Picking between these two drivers from Callaway is a little like choosing your favourite child …
TESTED BY: Jimmy Emanuel, Golf Australia Writer (GA Handicap 9.4)
MODELS PLAYED: Epic Flash with 9° loft, fitted with Mitsubishi Chemical Tensei Blue 65 S shaft and Epic Flash Sub Zero with 9° loft, fitted with Project X HZRDUS Smoke 60gram 6.0 shaft.
FIRST IMPRESSIONS: More in your face than the previous Epic, the Epic Flash’s headcover and sole certainly make a statement. Once the drivers are at address however, both models possess classic Callaway driver shapes.
The Sub Zero is slightly more compact and has a marginally deeper face, while the standard model resembles the confidence-inspiring Rogue driver, with a wider and flatter head.
I expected to prefer the more traditional Sub Zero, but I continuously went back and forth over the slight visual differences, with the look of the standard model seemingly showing more of the composite crown making it feel easier to sit behind the ball.
Off the clubface there was a noticeably different feel to the previous Epic. The Flash models are louder at impact but remain solid like its predecessor, while the distance gains over my own driver were instantly obvious and only increased as I got the drivers more dialled in.
HOW IT PERFORMED: Initially the ball flight with both models was a little low to my eye, but with some tweaks to the loft sleeve I was able to achieve a driver ball flight that launched higher than my own but with low spin that seemed to just keep going.
The Sub Zero launched noticeably lower than the Epic Flash, which was super consistent even on mis-hits and always carried a nice tight draw. The low spin model produced a straighter ball flight that erred on the side of a fade if anything, while the feel off the face was duller than the standard.
As my time with both drivers went on, I would have happily taken either one due to the slightly varied performance offered by each. Both exceeded my own driver for distance, allowing me to keep up with a regular playing partner who is generally about a club longer than me. The Sub Zero once optimised a couple of metres longer than its standard counterpart.
The standard model will appeal to most players for its ease of use, and this greatly appealed to me as an extremely trusty option from the tee. The ball flight was predictable and mis-hits across the face weren’t harshly punished. My big misses did seem to go slightly further off line due to the slight increase in spin but this was not drastic by any means.
Designed for harder hitting golfers looking to lower spin, the Sub Zero really impressed me when my swing was on. The powerful trajectory was awesome to watch, particularly on some baked fairways and when I set the sliding weight to the maximum fade setting I never saw one drive go hard left, my dreaded miss.

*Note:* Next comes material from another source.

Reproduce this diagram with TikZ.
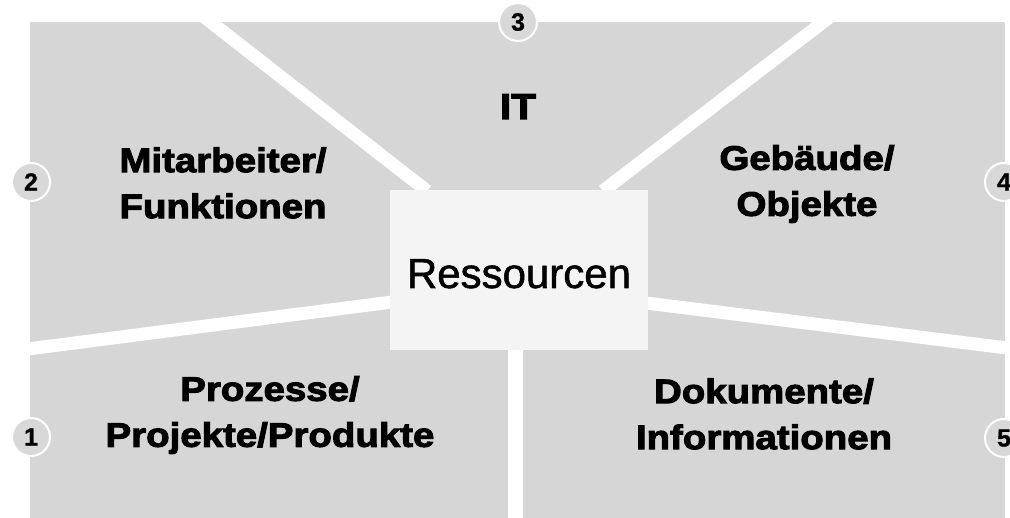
\documentclass[tikz,border=0pt]{standalone}
\usepackage{fontspec}
\setmainfont{Liberation Sans}
\newfontfamily\heavy{Liberation Sans}[UprightFont={* Bold}, FakeStretch=1.13, FakeBold=3]
\newfontfamily\numfont{Liberation Sans}[UprightFont={* Bold}, FakeBold=1]
\newfontfamily\resfont{Liberation Sans}[FakeBold=1.2]
\definecolor{panel}{HTML}{D6D6D6}
\definecolor{boxfill}{HTML}{F4F4F4}
\definecolor{numfill}{HTML}{D8D8D8}
\tikzset{
  gap/.style={draw=white, line width=13pt},
  lbl/.style={align=center, inner sep=0pt, text=black,
    font=\heavy\fontsize{34}{46}\selectfont},
  numc/.style={circle, minimum size=38pt, inner sep=0pt, fill=numfill,
    draw=white, line width=2pt, font=\numfont\fontsize{25}{25}\selectfont},
  centerbox/.style={rectangle, fill=boxfill, draw=none, minimum width=258pt,
    minimum height=160pt, inner sep=0pt}
}
\begin{document}
\begin{tikzpicture}[x=1pt,y=-1pt]
\useasboundingbox (0,0) rectangle (1010,518);
% grey panel
\fill[panel] (30,22) rectangle (1005,518);
% white gaps between the five segments
\coordinate (gTLa) at (203,16);  \coordinate (gTLb) at (427,191);
\coordinate (gTRa) at (831,16);  \coordinate (gTRb) at (603,191);
\coordinate (gLa) at (20,350);   \coordinate (gLb) at (392,302);
\coordinate (gRa) at (1015,349); \coordinate (gRb) at (646,303);
\coordinate (gBa) at (515,348);  \coordinate (gBb) at (515,522);
\draw[gap] (gTLa) -- (gTLb);
\draw[gap] (gTRa) -- (gTRb);
\draw[gap] (gLa) -- (gLb);
\draw[gap] (gRa) -- (gRb);
\draw[gap, line width=15pt] (gBa) -- (gBb);
% centre box
\node[centerbox] (res) at (519,270) {};
\node[anchor=base, inner sep=0pt, font=\resfont\fontsize{42}{42}\selectfont] (restxt) at (519,288) {Ressourcen};
% segment labels
\node[lbl, anchor=base] (it) at (518,119) {\fontsize{36}{36}\selectfont IT};
\node[lbl] (mit) at (223,183) {Mitarbeiter/\\Funktionen};
\node[lbl] (geb) at (807,184) {Gebäude/\\Objekte};
\node[lbl] (pro) at (270,415) {Prozesse/\\Projekte/Produkte};
\node[lbl] (dok) at (764,414) {Dokumente/\\Informationen};
% numbers
\node[numc] (n1) at (31,437) {1};
\node[numc] (n2) at (31,182) {2};
\node[numc] (n3) at (518,22) {3};
\node[numc] (n4) at (1004,182) {4};
\node[numc] (n5) at (1004,438) {5};
\end{tikzpicture}
\end{document}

Indeed the adjustability of both drivers performed well. Moving the weight didn’t cause huge fades or draws but it took one side of the course out of play and I even thought (may have been the summer sun getting to me) that shifting the weight from one extreme to the other was able to be felt when waggling the club.
Picking between the two ended up being a little like choosing your favourite child. Every slight advantage was matched by a contrasting one possessed by the other model, even down to the Flash Face illustration on the faces, which is less obvious on the Sub Zero for a cleaner look and clearer on the standard to help aid alignment.
In the end, I would probably just give the edge to the Sub Zero for me due to its ability to avoid the left side of the golf course, but as a player who straddles the line of the two models, I would happily use either driver permanently.
FACTS AND FIGURES
SUITABILITY: Offered in 9˚, 10.5˚ and 12˚ models with a four degree loft sleeve as well as low spin 9˚ and 10.5˚ Sub Zero heads, the Epic Flash suits any standard of player.
LEFT-HANDED: Every loft is offered in left handed.
SHAFTS: Various weights of Project X Even Flow and HZRDUS shafts as well as a number of Mitsubishi Chemical Tensei options come as standard.
CALLAWAY SAYS: “The Epic Flash drivers employ a new technology called ‘Flash Face’. Flash Face’s unique, internal mapping consists of dozens of subtle ripples flowing from heel to toe that work together cohesively to elevate COR in the face’s centre region. This results in a significant ball speed boost for a noticeable distance increase when you make solid contact.
“Flash Face’s sophisticated architecture was created by Artificial Intelligence and 'Machine Learning' – a field of computer science that uses statistical techniques to give computer systems the ability to 'learn' with data without being explicitly programmed.
“The Epic Flash drivers also incorporate ‘Jailbreak’ technology, which connects the crown to the sole to promote fast, face-wide speed.”